Updated November 3, 2020:

What Is a Sample Partnership Agreement LLC?

A sample partnership agreement LLC is a legal contract that specifies the rights and responsibilities of each entity (e.g., individual or business) associated with a company. The partnership agreement should provide clear guidelines for both the daily procedures of running a business and the incidental occurrences associated with a business, such as when a partner withdraws.

The partnership agreement may specify the capital contributions, ownership stakes, management responsibilities, and profit and loss distribution procedures for each partner. Establishing an effective partnership agreement is critical to ensuring the success of a joint venture. It is always recommended to construct the partnership agreement before any time or money is invested in the business. Doing so ensures that expectations, liabilities, and responsibilities are clearly understood before any business risks are assumed.

Types of Partnerships

There are several types of partnerships, including:

  1. general partnerships,
  2. limited partnerships, and
  3. limited liability partnerships.

First, a general partnership is a for-profit business structure formed between two or more general partners. Each general partner is equally liable for the debts and obligations associated with the business. In addition, each general partner is liable for the actions and business decisions of each of the other general partners.

Second, limited partnerships have two levels of partners: general partners and limited partners. A limited partner is only liability for the debts and obligations associated with his or her portion of the business. Limited partnerships always have at least one general partner.

Finally, in a limited liability partnership, every partner is a limited partner. Accordingly, each partner is only liable for his or her actions and the debts and obligations associated with his or her portion of the business. There are no general partners.

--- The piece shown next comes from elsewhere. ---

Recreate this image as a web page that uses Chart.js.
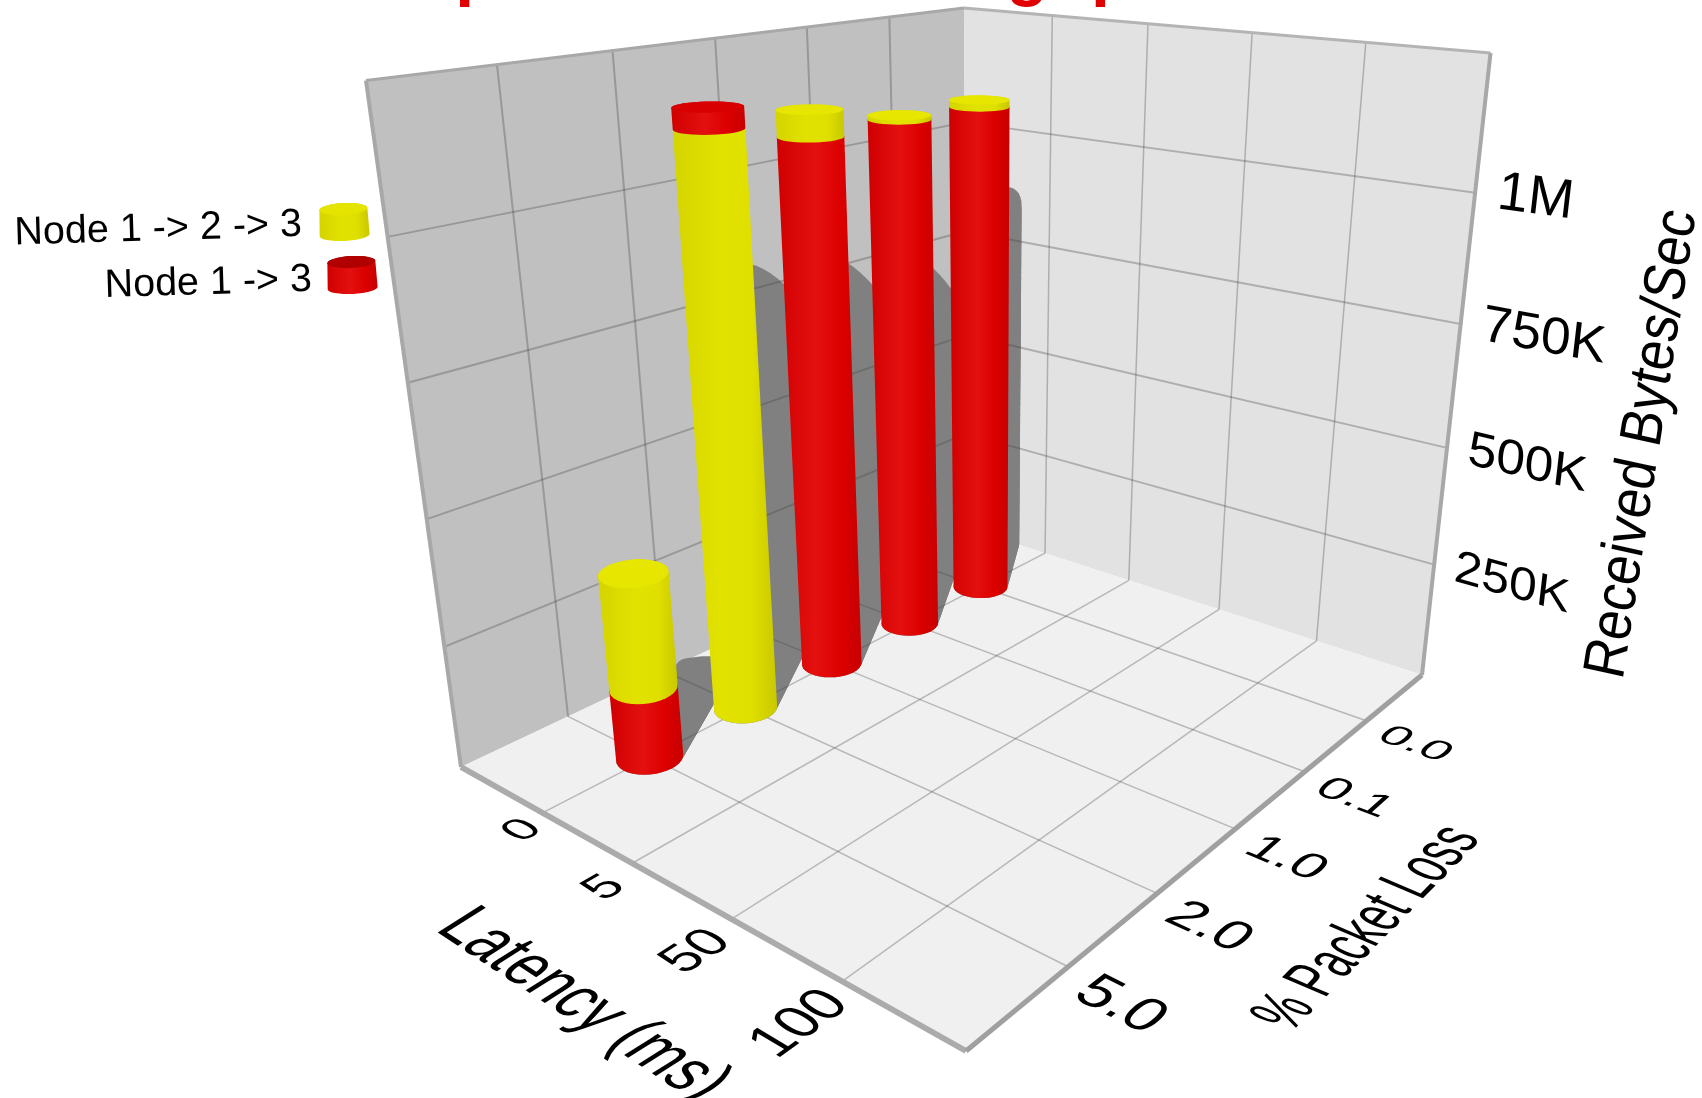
<!DOCTYPE html>
<html>
<head>
<meta charset="utf-8">
<title>Throughput</title>
<script src="https://cdn.jsdelivr.net/npm/chart.js@4"></script>
<style>
body { margin: 0; background: #fff; }
canvas { display: block; }
</style>
</head>
<body>
<canvas id="chart" width="1702" height="1098"></canvas>
<script>
// blank entries pad the axes so the ticks land on the inner grid lines
const latencyLabels = ['', '0', '5', '50', '100', ''];
const lossLabels = ['', '0.0', '0.1', '1.0', '2.0', '5.0', ''];
const barLoss = ['0.0', '0.1', '1.0', '2.0', '5.0'];
const barLatency = '0';
const viaNode2 = [1102000, 1101000, 1141000, 1138000, 380000];
const direct = [1088000, 1093000, 1092000, 1175000, 148000];
const valueTicks = [0, 250000, 500000, 750000, 1000000, 1250000];
const tickNames = { 250000: '250K', 500000: '500K', 750000: '750K', 1000000: '1M' };

// box corners on screen: back, left, right, front, back top, left top
const B = [967, 528, 1], L = [461, 767, 1], R = [1422, 675, 1], F = [966, 1051, 1];
const T = [964, 8, 1], TL = [366, 79, 1];

function det(m) {
    return m[0][0] * (m[1][1] * m[2][2] - m[1][2] * m[2][1])
        - m[0][1] * (m[1][0] * m[2][2] - m[1][2] * m[2][0])
        + m[0][2] * (m[1][0] * m[2][1] - m[1][1] * m[2][0]);
}
function weights() {
    const rows = [0, 1, 2].map(i => [-B[i], R[i], L[i]]);
    const d = det(rows);
    return [0, 1, 2].map(c => det(rows.map((r, i) => r.map((v, j) => j === c ? F[i] : v))) / d);
}
const [wB, wR, wL] = weights();
const Qx = -wB * B[0] + wL * L[0], Qz = -wB + wL;
const wT = (Qz * TL[0] - Qx) / (T[0] - TL[0]);

// a: latency axis (0 at left wall), b: loss axis (0 at right wall), w: height
function proj(a, b, w) {
    const h = [0, 1, 2].map(i => wB * B[i] * (1 - a - b - w) + a * wR * R[i] + b * wL * L[i] + w * wT * T[i]);
    return { x: h[0] / h[2], y: h[1] / h[2] };
}

function hull(pts) {
    const p = pts.slice().sort((m, n) => m.x - n.x || m.y - n.y);
    const cross = (o, m, n) => (m.x - o.x) * (n.y - o.y) - (m.y - o.y) * (n.x - o.x);
    const half = list => {
        const out = [];
        for (const q of list) {
            while (out.length > 1 && cross(out[out.length - 2], out[out.length - 1], q) <= 0) out.pop();
            out.push(q);
        }
        out.pop();
        return out;
    };
    return half(p).concat(half(p.slice().reverse()));
}

function poly(ctx, pts, fill) {
    ctx.beginPath();
    pts.forEach((q, i) => i ? ctx.lineTo(q.x, q.y) : ctx.moveTo(q.x, q.y));
    ctx.closePath();
    ctx.fillStyle = fill;
    ctx.fill();
}

function seg(ctx, p, q, color, width) {
    const s = proj(...p), e = proj(...q);
    ctx.beginPath();
    ctx.moveTo(s.x, s.y);
    ctx.lineTo(e.x, e.y);
    ctx.strokeStyle = color;
    ctx.lineWidth = width;
    ctx.stroke();
}

// text lying in the plane spanned by du (baseline) and dv (up), both per em
function flatText(ctx, text, p, du, dv, align) {
    const o = proj(...p);
    const step = 0.1;
    const e1 = proj(p[0] + du[0] * step, p[1] + du[1] * step, p[2] + du[2] * step);
    const e2 = proj(p[0] + dv[0] * step, p[1] + dv[1] * step, p[2] + dv[2] * step);
    ctx.save();
    ctx.setTransform((e1.x - o.x) / step / 100, (e1.y - o.y) / step / 100,
        -(e2.x - o.x) / step / 100, -(e2.y - o.y) / step / 100, o.x, o.y);
    ctx.font = '100px "Liberation Sans"';
    ctx.fillStyle = '#000';
    ctx.textAlign = align || 'center';
    ctx.textBaseline = 'middle';
    ctx.fillText(text, 0, 0);
    ctx.restore();
}

const RA = 0.051, RB = 0.042;
function disc(a, b, w) {
    const out = [];
    for (let i = 0; i < 36; i++) {
        const t = i / 36 * Math.PI * 2;
        out.push([a + RA * Math.cos(t), b + RB * Math.sin(t), w]);
    }
    return out;
}

// where a point of a bar throws its shadow, floor first and then a wall
const SHADE_A = 0.5, SHADE_B = 0.67;
function shadowOf(pt) {
    const t = Math.min(pt[2], Math.max(pt[0], 0) / SHADE_A, Math.max(pt[1], 0) / SHADE_B);
    return proj(pt[0] - t * SHADE_A, pt[1] - t * SHADE_B, pt[2] - t);
}

const shades = {
    '#e0e000': ['#d4d400', '#e2e200', '#e0e000', '#c8c800'],
    '#e00000': ['#d00000', '#e41010', '#dc0000', '#c80000']
};

function body(ctx, a, b, w0, w1, color) {
    const pts = disc(a, b, w0).concat(disc(a, b, w1)).map(q => proj(...q));
    const xs = pts.map(q => q.x);
    const g = ctx.createLinearGradient(Math.min(...xs), 0, Math.max(...xs), 0);
    shades[color].forEach((c, i) => g.addColorStop([0, 0.45, 0.75, 1][i], c));
    poly(ctx, hull(pts), g);
}

const box3d = {
    id: 'box3d',
    afterDatasetsDraw(chart) {
        const ctx = chart.ctx;
        const sLat = chart.scales.lat, sLoss = chart.scales.loss, sVal = chart.scales.val;
        const aOf = v => (sLat.getPixelForValue(v) - sLat.left) / sLat.width;
        const bOf = v => (sLoss.getPixelForValue(v) - sLoss.left) / sLoss.width;
        const wOf = v => (sVal.bottom - sVal.getPixelForValue(v)) / sVal.height;
        const latTicks = sLat.ticks.filter(t => t.label !== '');
        const lossTicks = sLoss.ticks.filter(t => t.label !== '');
        const valTicks = sVal.ticks.filter(t => t.value > 0 && t.value < sVal.max);

        // title runs off the top of the picture, only descenders are left
        ctx.save();
        ctx.font = 'bold 68px "Liberation Sans"';
        ctx.fillStyle = '#e00000';
        ctx.textAlign = 'left';
        ctx.textBaseline = 'alphabetic';
        ctx.letterSpacing = '0.7px';
        ctx.fillText(chart.options.plugins.title.text, 302, -7);
        ctx.restore();

        // walls and floor
        poly(ctx, [[0, 1, 0], [0, 0, 0], [0, 0, 1], [0, 1, 1]].map(q => proj(...q)), '#c0c0c0');
        poly(ctx, [[0, 0, 0], [1, 0, 0], [1, 0, 1], [0, 0, 1]].map(q => proj(...q)), '#e2e2e2');
        poly(ctx, [[0, 0, 0], [1, 0, 0], [1, 1, 0], [0, 1, 0]].map(q => proj(...q)), '#f0f0f0');

        // shadows go under the grid
        const bars = barLoss.map((l, i) => ({
            a: aOf(barLatency), b: bOf(l),
            hi: Math.max(viaNode2[i], direct[i]), lo: Math.min(viaNode2[i], direct[i]),
            hiColor: viaNode2[i] > direct[i] ? '#e0e000' : '#e00000',
            loColor: viaNode2[i] > direct[i] ? '#e00000' : '#e0e000'
        }));
        bars.forEach(bar => {
            const top = wOf(bar.hi), n = 80;
            for (let i = 0; i < n; i++) {
                const pts = disc(bar.a, bar.b, top * i / n).concat(disc(bar.a, bar.b, top * (i + 1) / n));
                poly(ctx, hull(pts.map(shadowOf)), '#808080');
            }
        });

        // grid
        const gridColor = 'rgba(70,70,70,0.33)';
        latTicks.forEach(t => {
            const a = aOf(t.value);
            seg(ctx, [a, 0, 0], [a, 1, 0], gridColor, 1.5);
            seg(ctx, [a, 0, 0], [a, 0, 1], gridColor, 1.5);
        });
        lossTicks.forEach(t => {
            const b = bOf(t.value);
            seg(ctx, [0, b, 0], [1, b, 0], gridColor, 1.5);
            seg(ctx, [0, b, 0], [0, b, 1], gridColor, 2);
        });
        valTicks.forEach(t => {
            const w = wOf(t.value);
            seg(ctx, [0, 1, w], [0, 0, w], gridColor, 2);
            seg(ctx, [0, 0, w], [1, 0, w], gridColor, 2);
        });

        // frame
        seg(ctx, [0, 1, 0], [1, 1, 0], '#ababab', 6);
        seg(ctx, [1, 1, 0], [1, 0, 0], '#a0a0a0', 5);
        seg(ctx, [0, 1, 0], [0, 1, 1], '#a8a8a8', 4);
        seg(ctx, [0, 1, 1], [0, 0, 1], '#a8a8a8', 3);
        seg(ctx, [0, 0, 1], [1, 0, 1], '#b4b4b4', 3);
        seg(ctx, [1, 0, 1], [1, 0, 0], '#a8a8a8', 4);

        // bars, back to front
        bars.slice().sort((p, q) => p.b - q.b).forEach(bar => {
            const lo = wOf(bar.lo), hi = wOf(bar.hi);
            body(ctx, bar.a, bar.b, 0, lo, bar.loColor);
            body(ctx, bar.a, bar.b, lo, hi, bar.hiColor);
            poly(ctx, disc(bar.a, bar.b, hi).map(q => proj(...q)), bar.hiColor === '#e00000' ? '#d80000' : '#e6e600');
        });

        // tick labels
        latTicks.forEach(t => {
            const a = aOf(t.value);
            flatText(ctx, t.label, [a + 0.016, 1.027 + 0.059 * a, 0], [0, -0.063, 0], [-0.085, 0, 0]);
        });
        lossTicks.forEach(t => flatText(ctx, t.label, [1.093, bOf(t.value) + 0.016, 0], [0.08, 0, 0], [0, -0.075, 0]));
        valTicks.forEach(t => flatText(ctx, tickNames[t.value],
            [1.035, 0, wOf(t.value) + 0.004], [0.085, 0, 0], [0, 0, 0.08], 'left'));

        // axis titles
        flatText(ctx, chart.options.scales.lat.title.text, [0.588, 1.193, 0], [0.087, 0, 0], [0, -0.08, 0]);
        flatText(ctx, chart.options.scales.loss.title.text, [1.255, 0.575, 0], [0, -0.067, 0], [-0.093, 0, 0]);
        flatText(ctx, chart.options.scales.val.title.text, [1.30, 0, 0.475], [0, 0, 0.08], [-0.085, 0, 0]);

        // legend
        chart.data.datasets.forEach((ds, i) => {
            const rx = [302, 312][i], ry = [225, 280][i], cx = [344, 352][i], cy = [222, 275][i];
            ctx.save();
            ctx.translate(rx, ry);
            ctx.rotate(-0.03);
            ctx.font = '39.5px "Liberation Sans"';
            ctx.fillStyle = '#000';
            ctx.textAlign = 'right';
            ctx.textBaseline = 'middle';
            ctx.fillText(ds.label, 0, 0);
            ctx.restore();

            ctx.save();
            ctx.translate(cx, cy);
            ctx.rotate(-0.05);
            const g = ctx.createLinearGradient(-25, 0, 25, 0);
            shades[ds.swatch].forEach((c, k) => g.addColorStop([0, 0.45, 0.75, 1][k], c));
            ctx.beginPath();
            ctx.ellipse(0, -13, 24, 6, 0, Math.PI, 0);
            ctx.lineTo(25, 13);
            ctx.ellipse(0, 13, 25, 6, 0, 0, Math.PI);
            ctx.closePath();
            ctx.fillStyle = g;
            ctx.fill();
            ctx.beginPath();
            ctx.ellipse(0, -13, 24, 6, 0, 0, Math.PI * 2);
            ctx.fillStyle = i ? '#b00000' : '#e4e400';
            ctx.fill();
            ctx.restore();
        });
    }
};

const ctx = document.getElementById('chart').getContext('2d');
new Chart(ctx, {
    type: 'bar',
    plugins: [box3d],
    data: {
        datasets: [
            { label: 'Node 1 -> 2 -> 3', swatch: '#e0e000', xAxisID: 'loss', yAxisID: 'val', backgroundColor: 'transparent',
              data: barLoss.map((l, i) => ({ x: l, y: viaNode2[i] })) },
            { label: 'Node 1 -> 3', swatch: '#e00000', xAxisID: 'loss', yAxisID: 'val', backgroundColor: 'transparent',
              data: barLoss.map((l, i) => ({ x: l, y: direct[i] })) }
        ]
    },
    options: {
        responsive: false,
        animation: false,
        layout: { padding: 0 },
        plugins: {
            legend: { display: false },
            tooltip: { enabled: false },
            title: { display: false, text: 'Comparison of Throughput' }
        },
        scales: {
            lat: { type: 'category', axis: 'x', labels: latencyLabels, offset: false, display: false,
                   ticks: { autoSkip: false }, title: { text: 'Latency (ms)' } },
            loss: { type: 'category', axis: 'x', labels: lossLabels, offset: false, display: false,
                    ticks: { autoSkip: false }, title: { text: '% Packet Loss' } },
            val: { type: 'linear', axis: 'y', min: valueTicks[0], max: valueTicks[valueTicks.length - 1], display: false,
                   ticks: { stepSize: valueTicks[1] }, title: { text: 'Received Bytes/Sec' } }
        }
    }
});
</script>
</body>
</html>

Sections of the Sample Partnership Agreement

A partnership agreement should provide details about:

  1. Capital contributions expectations
  2. Profit and loss distribution
  3. Management and voting procedures
  4. Partner withdrawal
  5. Business dissolution

Capital Contributions

Typically, one or more partners will provide an initial capital contribution to cover the start-up costs of the business. It is important to clearly delineate the investment requirements for the business partners. For example, some partners may make a cash contribution, while others may contribute to other types of resources, such as real estate and equipment. Additionally, you should specify a course of action if the initial capital raised does not fully cover the initial costs of business operation until the business starts to generate a profit.

Often, each partner will receive a percentage of ownership of the business based on the size of his or her capital contribution. For example, a partner tasked with managing one or more aspects of a business may have a larger ownership stake than other partners, who may have limited expertise, hold positions of lesser responsibility, and/or have limited time or capital to invest in the business.

Profit and Loss Distribution

Profit and losses may be distributed based upon:

  1. Fixed percentages: Each partner receives a fixed percentage of the profit or loss — the total summing to 100 percent.
  2. Equal shares: Each partner receives an equal share of the profits or covers an equal share of the losses.

The partnership agreement should indicate the regularity with which distributions are made, as well as a minimum operational balance that the company should retain.

Management and Voting

Partnerships may designate a managing partner and/or may hire a staff to manage day-to-day business operations. The partnership agreement should specify the organizational structure of the business and the roles and responsibilities of each partner and staff member.

In addition, each partner may receive voting privileges:

  1. Proportional to Contributions: Each partner receives a percentage vote equal to his or her capital contribution.
  2. Proportional to Profit Share: Each partner receives a percentage vote equal to his or her profit distribution.
  3. Equal Vote: Each partner receives an equal vote.


If a partnership agreement allows for partners to withdraw, then the partnership agreement should outline a procedure for an amicable exit, including a notice period and/or a probation period. In addition, the partnership agreement should detail a process for the reallocation of the partner's ownership stakes and profit and loss distributions.


Partners may indicate how assets are distributed in the event of dissolution. Potential methods may include:

  1. All partners agree on a specified end date.
  2. All projects have been completed or the purpose of the business has been fulfilled.
  3. The business dissolves upon the death of a partner or member.
  4. The business dissolves when the business or a member/partner declares bankruptcy.
  5. The business dissolves when a partner withdraws.